In their most recent album, Mannequin Pussy approaches love like abused dogs: defensive and touch-starved, carnal and delicate. “I Got Heaven” presents an overwhelming desire to be known, placed in conjunction with hard-fought independence; they cannot seem to choose between accepting an embrace or clawing out of it, kicking and screaming as they grasp for control.
The title track opens with Marisa, the band’s lead singer, screaming, “I went and walked myself like a dog without a leash / Now I’m growling at a stranger. … And if I wanted it, you really think I’d wait for the permission?” She immediately takes freedom by the reins and shows that she is capable of wielding it in violent ways — simply for the purpose of showcasing that it’s hers. This exploitation of freedom, however, must be in response to something. If independence is something you’ve had all your life, why would you need to use it in such violent ways? The force of control quickly reveals itself to be religion when Marisa shouts, “And what if Jesus himself ate my [f——–] snatch?” This spiteful blasphemy occurs just before the light airy chorus declares, “I got heaven inside of me. … I am an angel … sent here to keep you company.” This song, in many ways, is the thesis of this project. The statement the band appears to make is: violence, crassness, and abrasiveness are products of cruel hands and circumstances, but goodness on a divine level exists and is accessible through soft enough love.

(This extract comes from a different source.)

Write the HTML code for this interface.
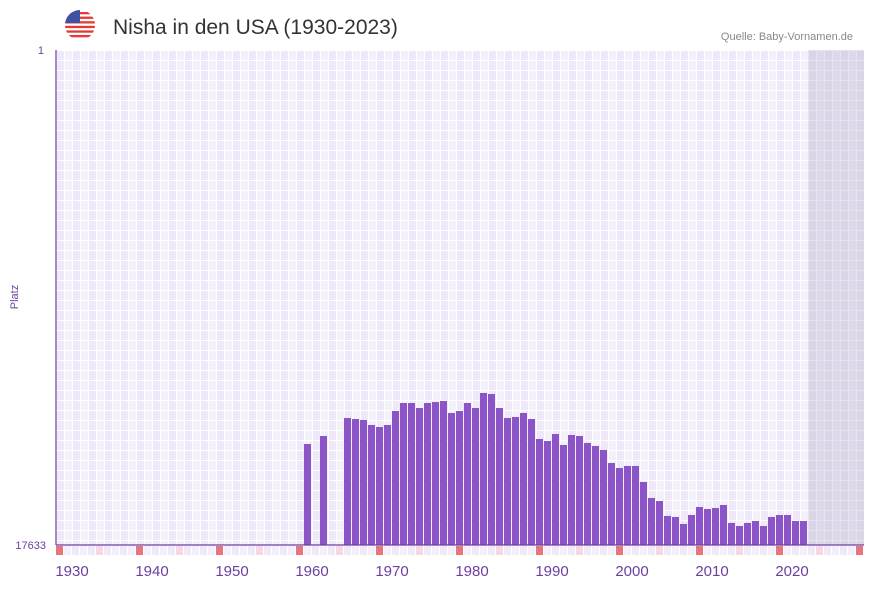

“Nothing Like” is proof that soft love is capable of puncturing a spiky exterior. The track opens with infatuation as Marisa sings of trying to fight and suppress her feelings. Delicately, she sings, “I fear I can’t hide / That sometimes I want you,” as drums and guitar kick in over the repeated utterance of “you.” She tries to self-sabotage and leave her armor up, but her guard eventually comes down. However, it comes down with a heavy, concerning intensity. All of a sudden, she makes claims about how her life had never meant anything until she was close enough to share a breath with the person she was once trying to avoid.
The outro is a desperate cry about how she would give her life for anything this person wants. Because the armor had been up for so long, the person inside her — the one that is capable of love — has atrophied and regressed into a state of childlike helplessness. If you are too fiercely independent, you might only know how to open up in desperate, intense ways. This is not to fault Marisa or those in similar positions. Choosing to accept love after feeling scorned and burdened for so long is an intoxicating feeling. It can make you feel ready to burn down the world. It’ll turn you into a dog desperate for praise. It’s easy to look down on this intensity of emotion, but who isn’t sympathetic to this desperation? Haven’t you ever prayed to forces you don’t believe in because you wanted someone or something so desperately? Maybe the members of Mannequin Pussy are simply more willing to admit it.
The album, however, culminates in a return to emotional form: staunch independence. On the concluding track, “Split Me Open,” we find Marisa still yearning viciously. She sings softly, “I’m worried I want you / With the power / Of a thousand suns …” before she goes on to chant, “Oh, it’s not the time / Oh, it’s not the place / I’m asking for time.” There is an admittance of want, and yet, despite these feelings, she is going to turn away from them because she is not ready for it — what feels like the mature and correct decision. Love has previously turned her into an animal in the same way as control and anger. I wanted to root for her, to celebrate the fact that there is a commitment to the self over anything else. Then, toward the end of the song, she repetitively shouts, “Nothing’s gonna change.” It feels as though she is slipping back into her old state of violence and disappointment with even more permanence — like she is forfeiting. “I Got Heaven” ends with this resounding note of reflection. Is it possible to love after living behind impenetrable armor for so long and enduring repeated cycles of pain? According to Mannequin Pussy, the result is inconclusive.